If the issues are related to discrimination or harassment, university personnel are directed to report the issue to the UNL Office of Institutional Equity and Compliance, which manages any issues involving sexual misconduct, discrimination or gender identity. Specifically, under faculty governance, (, the university outlines procedures for managing conflicts between faculty and the university, through the UNL Faculty Senate’s Academic Rights and Responsibilities Committee. That committee is tasked with investigating or managing any issues between a faculty member and the university, particularly concerning professional conduct, tenure or academic freedom.

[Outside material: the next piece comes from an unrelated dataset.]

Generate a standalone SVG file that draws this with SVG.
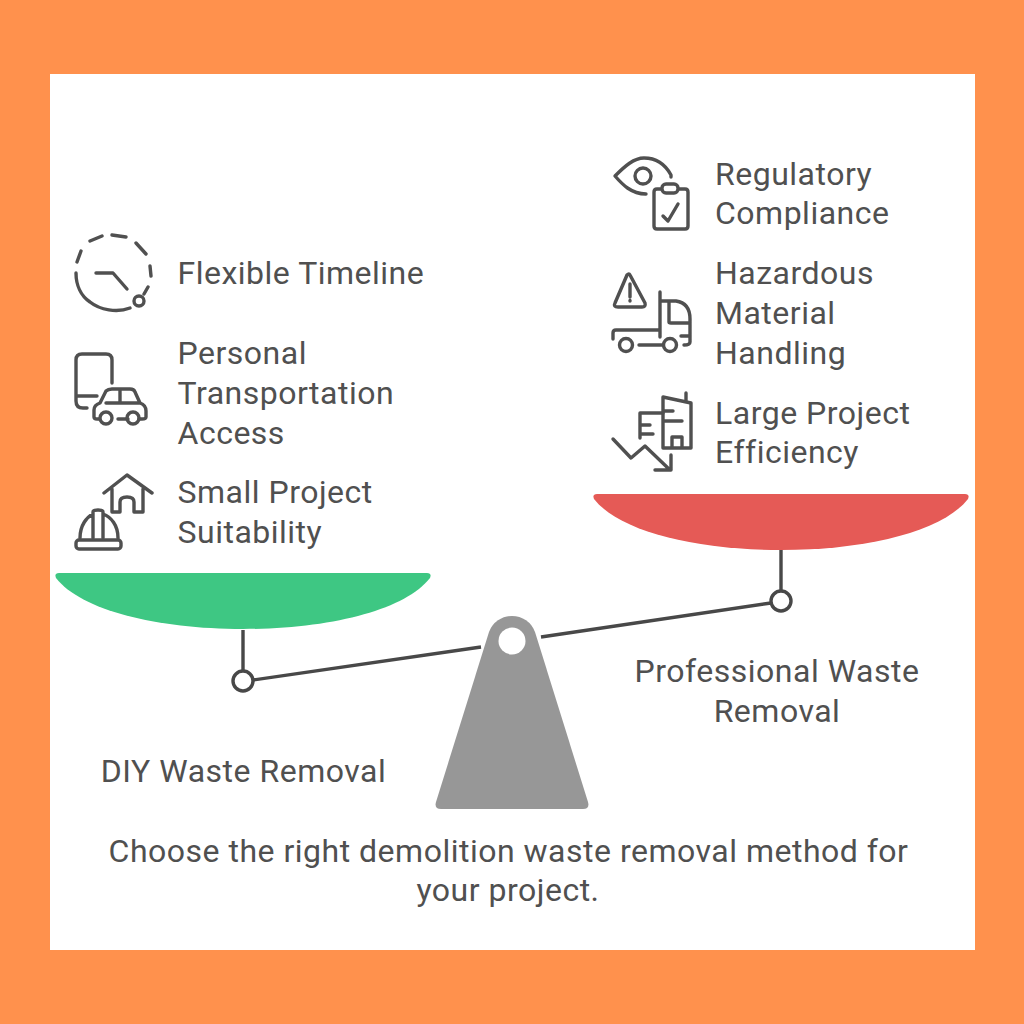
<svg xmlns="http://www.w3.org/2000/svg" width="1024" height="1024" viewBox="0 0 1024 1024">
<style>
text{font-family:Roboto,"Liberation Sans",sans-serif;font-size:32px;letter-spacing:.5px;fill:#505050}
.m{text-anchor:middle}
.i{fill:none;stroke:#505050;stroke-width:3.4;stroke-linecap:round;stroke-linejoin:round}
.l{fill:none;stroke:#484848;stroke-width:3.4}
</style>
<rect width="1024" height="1024" fill="#ff914d"/>
<rect x="50" y="74" width="925" height="876" fill="#fff"/>
<g id="connectors">
<path class="l" d="M243 630V671M781 550V591M253 680L481 647M541 637L771 603"/>
</g>
<g id="pan-left"><path d="M59 573H427Q432 573 430 578C405 610 330 629 243 629C156 629 81 610 56 578Q54 573 59 573Z" fill="#3ec783"/></g>
<g id="pan-right"><path d="M597 494H965Q970 494 968 499C943 531 868 550 781 550C694 550 619 531 594 499Q592 494 597 494Z" fill="#e55a56"/></g>
<g id="pivot-left"><circle cx="243" cy="681" r="10" fill="#fff" stroke="#484848" stroke-width="3.4"/></g>
<g id="pivot-right"><circle cx="781" cy="601" r="10" fill="#fff" stroke="#484848" stroke-width="3.4"/></g>
<g id="fulcrum"><path d="M489 632A24.500 24.500 0 0 1 535 632L588 802Q590 809 583 809H441Q434 809 436 802Z" fill="#979797"/><circle cx="512" cy="641" r="13.500" fill="#fff"/></g>
<g id="label-diy"><text class="m" x="243.500" y="782">DIY Waste Removal</text></g>
<g id="label-pro"><text class="m" x="777" y="682">Professional Waste</text><text class="m" x="777" y="722">Removal</text></g>
<g id="caption"><text class="m" x="508.500" y="862">Choose the right demolition waste removal method for</text><text class="m" x="508" y="901">your project.</text></g>
<g id="item-timeline">
<path class="i" d="M76 273C76 285 81 296 90 302C100 310 117 313 130 308M77 262L81 251M90 241L102 236M112 235L126 237M136 243L146 254M150 266L151 276M148 287L144 294"/>
<path class="i" d="M96 273H113L127 289"/><circle class="i" cx="139" cy="301" r="5"/>
<text x="177.500" y="284">Flexible Timeline</text></g>
<g id="item-transport">
<path class="i" d="M112 383V360Q112 354 106 354H82Q76 354 76 360V401Q76 408 83 408H87M76 396H97"/>
<path class="i" d="M94 417V410Q94 405 100 403L106 391Q108 389 112 389H130Q134 389 135 392L140 403Q146 405 146 411V417Q146 419 142 419H139M118 419H128M94 417Q94 419 97 419H99M106 403H140M120 390V403"/>
<circle class="i" cx="106" cy="418" r="6"/><circle class="i" cx="133" cy="418" r="6"/>
<text x="177.500" y="364">Personal</text><text x="177.500" y="404">Transportation</text><text x="177.500" y="444">Access</text></g>
<g id="item-small">
<path class="i" d="M104 493L127 475L152 493M112 489V512H120V502Q120 497 127 497Q134 497 134 502V512H143V489"/>
<path class="i" d="M80 538C80 525 87 517 93 514V512Q93 510 98 510Q103 510 103 512V514C111 517 118 525 118 538M93 514V538M103 514V538"/>
<rect class="i" x="76" y="540" width="45" height="9" rx="3"/>
<text x="177.500" y="503">Small Project</text><text x="177.500" y="543">Suitability</text></g>
<g id="item-regulatory">
<path class="i" d="M646 194C631 194 622 184 615 176C625 166 634 158 644 158C656 158 665 164 671 175V177"/>
<circle class="i" cx="643" cy="176" r="8"/>
<path class="i" d="M661 189H657Q654 189 654 192V226Q654 229 657 229H685Q688 229 688 226V192Q688 189 685 189H679"/>
<rect class="i" x="662" y="184" width="16" height="9" rx="4"/>
<path class="i" d="M663 216L668 221L678 204"/>
<text x="715" y="185">Regulatory</text><text x="715" y="224">Compliance</text></g>
<g id="item-hazard">
<path class="i" d="M630 275L645 303Q646 307 642 307H618Q613 307 615 303L627 275Q629 273 630 275ZM630 284V297M630 300.500V301"/>
<path class="i" d="M660 292V337M660 301H676Q690 303 690 319V342Q690 345 684 345M669 301V322Q669 323 671 323H690M681 336H690M613 339V333Q613 330 616 330H660M639 345H663"/>
<circle class="i" cx="626" cy="345" r="6.500"/><circle class="i" cx="670" cy="345" r="6.500"/>
<text x="715" y="284">Hazardous</text><text x="715" y="324">Material</text><text x="715" y="364">Handling</text></g>
<g id="item-efficiency">
<path class="i" d="M663 448V397L691 403V448ZM686 402V393M663 411H673M663 421H682M672 448V437H682V448"/>
<path class="i" d="M663 413H640V438M640 425H650M640 434H653"/>
<path class="i" d="M613 439L631 458L645 446L670 470M671 455V470H655"/>
<text x="715" y="424">Large Project</text><text x="715" y="463">Efficiency</text></g>
</svg>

The college has an outlined grade appeal policy for students, outlined in the college procedures (p. 44).

H. Grade Appeals

Regents Bylaw 5.3 specifies that students have the right to appeal grades they consider the product of caprice or prejudice on the part of the instructor. The provision requires the college to have a process for resolving disputes about grades.

  1. Students first should talk to the instructor to seek a mutual understanding about the grade. If they are unable to agree, students may appeal the grade to the associate dean for academic programs. The associate dean may ask the instructor for information about the course, the grading policies, and how the appealing student’s grade was determined. The associate dean also may request information about the distribution of grades for other students in the class. Such information should be anonymized. The associate dean also may ask the student to explain the basis for believing the grade is the product of caprice or prejudice on the part of the instructor. Based on the evidence presented by the student and the instructor, the associate dean shall render a judgment. If the judgment is that the preponderance of the evidence shows the grade was the product of caprice or prejudice, the associate dean shall ask the instructor to change the grade.
  2. Either the student or the instructor may appeal an adverse decision by the associate dean for academic programs to the Executive Committee. The evidence the student and the instructor presented to the associate dean shall be forwarded to the committee. The committee may request additional information from either or both parties. The committee, at its discretion, may schedule a hearing at which the student and the instructor may present evidence and answer questions. The burden of proof in such disputes is on the student to show by a preponderance of the evidence that the grade was the product of caprice or prejudice on the part of the instructor. The decision of the committee shall be by majority vote. If the decision is that the grade was the product of caprice or prejudice by the instructor, it may order the grade to be changed. If the instructor refuses to change the grade, the associate dean shall administer the grade change.

Generally, the associate deans are tasked with managing conflict among faculty or students. The associate dean of academic programs manages grade appeals or student-related issues, consulting with other students, faculty, advisers or any other pertinent parties. The associate dean of research and faculty affairs manages other conflicts or complaints about faculty conduct and involves the dean or other parties, as necessary.

Complaints are typically reported through advisers, through student evaluations, email correspondence, telephone or in-person. For example, the dean and associate dean for research and faculty affairs review student evaluations during annual reviews for any issues of concern. Other complaints received are funneled to the appropriate administrator for action or review. When a complaint is received, the college has a centralized confidential tracking system to ensure that any repeated concerns are noted and acted upon, as needed. The system includes space for notes to provide context for future administrators and a place to include direct communication, such as email exchanges, regarding the incident.